This is way over my head. Could you please explain step by step how I do this?
Looks like you've solved this, but I'll explain a bit for the sake of curiosity.
Every computer disk is just a a huge mess of 1s and 0s. There is no arrangement to it. In order to separate content this is first "partitioned". Each partition can be thought of as a labeled box of data, but the data is still just a pile of random papers with numbers on it. Some specialized applications use this as is because they like to manage things themselves (most notably some expensive databases do this management themselves).
However, if you want to use that data with structure, then you impose a filesystem on top of it. The filesystem is just a convention for organizing chunks into directory trees, files, and metadata (such as security). There are many types of filesystems with many different advantages and disadvantages.
Windows used to just use VFAT (which has variants), and then went to NTFS (which is much better than VFAT, but still has some serious limitations for advanced uses). The Mac uses the HFS filesystem convention, and to Windows, this is just a jumble of random noise. Windows has a disk controller driver, e.g., SATA, and once this is connected, then one has to have a driver for the partition scheme (e.g., old style BIOS versus UEFI). Once you have that driver, then you need a driver for the filesystem type. All computers pretty much understand the drive controller and partition schemes if they are semi-recent. That latter filesystem type though is different; Windows only understands itself. The Mac will understand itself, but Mac went a bit further and likely understands NTFS as well (this might require installing something). Windows makes it rather difficult to work with non-native filesystem types.
Linux is basically king of understanding filesystem types. There are drivers and software for working with all kinds of filesystems, and they are trivial to install and use. Linux can easily read or author just about anything with a small amount of knowledge. For example, it would be trivial to plug in a Mac HFS filesystem and copy it over to a Windows NTFS disk, or vice versa.
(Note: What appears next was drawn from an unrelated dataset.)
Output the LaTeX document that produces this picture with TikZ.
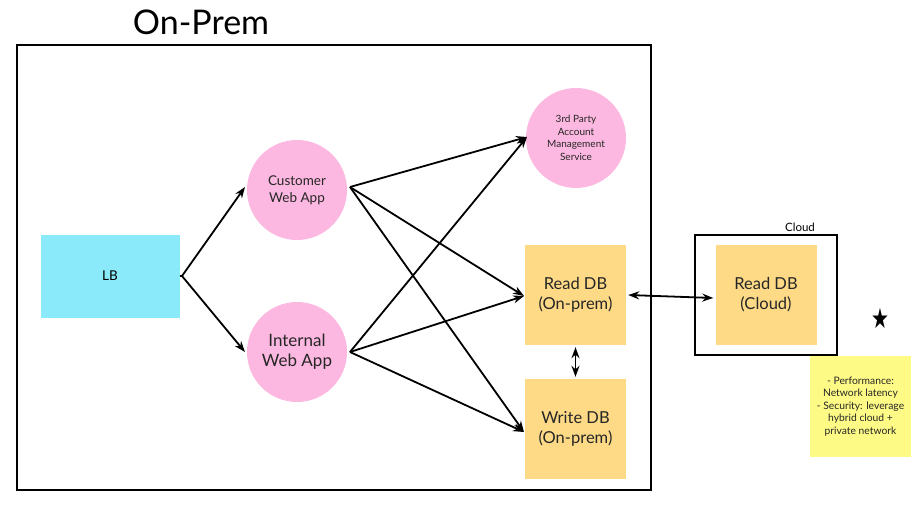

Sometimes Linux is a great tool even if it is just booted to a demo which runs in RAM without ever permanently installing it. This is slow, but it is a really good option in emergencies (Linux can fix some Windows issues which Windows itself cannot fix). Sometimes I use Linux to aid with disk recovery because not only is it able to work with all of those filesystems, but also because it natively supports methods of reading failing disks (Windows would just tell you to not bother trying).